A longtime advocate for Indigenous rights was one of four Ottawans appointed to the Order of Canada on Thursday.
Bill Namagoose, a member of the Waskaganish Cree First Nation, was honoured for his "significant contributions to the Cree Nation of Eeyou Istchee and to the advancement of Indigenous rights across the country."
"It's an honour and recognition for 45 years of public service to the Cree Nation of northern Quebec," said the 65-year-old, who's been the executive director of the Cree Nation Government for the past 35 years.
Namagoose recalled traveling from northern Quebec to Ottawa in the 1970s to protest injustices and fight for Indigenous rights.
In the 1990s, Namagoose successfully fought the Great Whale River Hydroelectric Project, part of the Quebec government's decades-long initiative to generate power by damming and diverting rivers along the east coast of James Bay.
He also helped negotiate the Paix des Braves agreement in 2002, which expanded the Cree Nation's autonomy in Quebec and forged what their government calls "a new nation-to-nation partnership" around the development of their ancestral lands.
"I've gone from being a ward of the state to having the state recognize my work and accomplishments," said Namagoose, who as a boy was forced to attend the Horden Hall residential school in Moose Factory, Ont.
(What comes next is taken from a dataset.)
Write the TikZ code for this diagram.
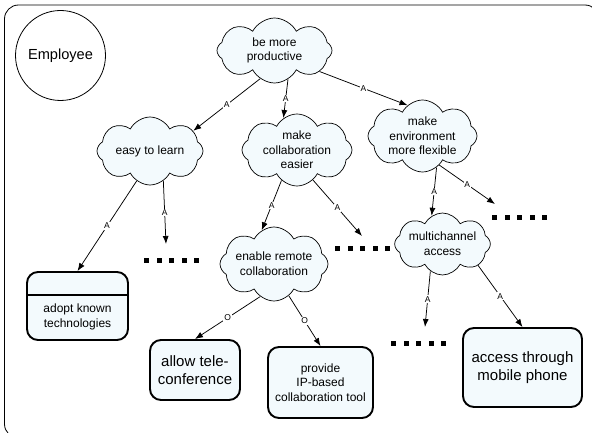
\documentclass[tikz,border=0pt]{standalone}
\usepackage{fontspec}
\setmainfont{Liberation Sans}
\usetikzlibrary{shapes.symbols,arrows.meta}

\definecolor{paleblue}{RGB}{243,250,253}
\newcommand\sqrow{\rule{5pt}{5pt}\hspace{7.5pt}\rule{5pt}{5pt}\hspace{7.5pt}\rule{5pt}{5pt}\hspace{7.5pt}\rule{5pt}{5pt}\hspace{7.5pt}\rule{5pt}{5pt}}

\tikzset{
  goal/.style={cloud, cloud puffs=8, cloud puff arc=125, cloud ignores aspect,
    draw=black, line width=0.7pt, fill=paleblue, inner sep=0pt, align=center,
    font=\fontsize{12}{14.6}\selectfont},
  task/.style={draw=black, line width=1.9pt, fill=paleblue, rounded corners=11pt,
    align=center, inner sep=0pt},
  dotrow/.style={inner sep=0pt, outer sep=0pt},
  link/.style={draw=black, line width=0.75pt, -{Latex[length=8pt,width=6pt]}},
  lbl/.style={fill=white, inner sep=0.8pt, font=\fontsize{8.5}{9}\selectfont}
}

\begin{document}
\begin{tikzpicture}[x=1pt,y=-1pt]
  \useasboundingbox (0,0) rectangle (592,433);
  \clip (0,0) rectangle (592,433);

  % boundary of the actor
  \draw[line width=0.8pt, rounded corners=14pt] (4.5,5) rectangle (599,438);
  \node (emp) [circle, draw=black, line width=0.8pt, minimum size=90pt, inner sep=0pt,
    font=\fontsize{14.6}{17}\selectfont] at (60.5,55.5) {Employee};

  % soft goals
  \node (prod) [goal, minimum width=115pt, minimum height=65pt] at (274.5,50.5) {be more\\productive};
  \node (easy) [goal, minimum width=106pt, minimum height=68pt] at (150,151) {easy to learn};
  \node (collab) [goal, minimum width=110pt, minimum height=72pt] at (297,150) {make\\collaboration\\easier};
  \node (env) [goal, minimum width=109pt, minimum height=64pt] at (422.5,136) {make\\environment\\more flexible};
  \node (remote) [goal, minimum width=108pt, minimum height=74pt] at (274,264) {enable remote\\collaboration};
  \node (multi) [goal, minimum width=89pt, minimum height=62pt] at (442.5,244) {multichannel\\access};

  % tasks
  \node (adopt) [task, minimum width=101pt, minimum height=68pt] at (77.5,306) {};
  \draw[line width=1.9pt] ([yshift=-24pt]adopt.north west) -- ([yshift=-24pt]adopt.north east);
  \node (adopttext) [align=center, font=\fontsize{12}{15}\selectfont] at (77.5,317) {adopt known\\technologies};
  \node (tele) [task, minimum width=90pt, minimum height=60pt,
    font=\fontsize{15}{17.8}\selectfont] at (195,370) {allow tele-\\conference};
  \node (provide) [task, minimum width=105pt, minimum height=71pt,
    font=\fontsize{12}{14.5}\selectfont] at (320.5,382.5) {provide\\IP-based\\collaboration tool};
  \node (mobile) [task, minimum width=119pt, minimum height=79pt,
    font=\fontsize{15}{17.8}\selectfont] at (522.5,367.5) {access through\\mobile phone};

  % omitted sub-trees
  \node (dots1) [dotrow] at (171.5,260) {\sqrow};
  \node (dots2) [dotrow] at (362.5,248) {\sqrow};
  \node (dots3) [dotrow] at (519.5,217) {\sqrow};
  \node (dots4) [dotrow] at (418.5,343) {\sqrow};
  \coordinate (e1) at (166,244);
  \coordinate (e2) at (362,236);
  \coordinate (e3) at (495,204);
  \coordinate (e4) at (425,327);

  % AND decompositions
  \draw[link] (prod.243) -- node[lbl]{A} (easy.25);
  \draw[link] (prod.295) -- node[lbl]{A} (collab.113);
  \draw[link] (prod.335) -- node[lbl]{A} (env.116);
  \draw[link] (easy.246) -- node[lbl]{A} (adopt.north);
  \draw[link] (easy.294) -- node[lbl]{A} (e1);
  \draw[link] (collab.243) -- node[lbl]{A} (remote.110);
  \draw[link] (collab.298) -- node[lbl]{A} (e2);
  \draw[link] (env.294) -- node[lbl]{A} (multi.111);
  \draw[link] (env.300) -- node[lbl]{A} (e3);
  \draw[link] (multi.246) -- node[lbl]{A} (e4);
  \draw[link] (multi.329) -- node[lbl]{A} (mobile.north);

  % OR decompositions
  \draw[link] (remote.247) -- node[lbl]{O} (tele.north);
  \draw[link] (remote.295) -- node[lbl]{O} (provide.north);
\end{tikzpicture}
\end{document}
"So it's quite a trajectory."
The other Ottawans appointed Thursday to the Order of Canada are:
Lawyer and former Canada Radio-Telecommunications Commission (CRTC) chair Konrad von Finckenstein.
Scientist Laurence Gray, for his contributions in the fields of radar technology and polar science.
Thursday's list also includes comedian Eugene Levy, NHL star Sidney Crosby and soccer goalkeeper Karina LeBlanc.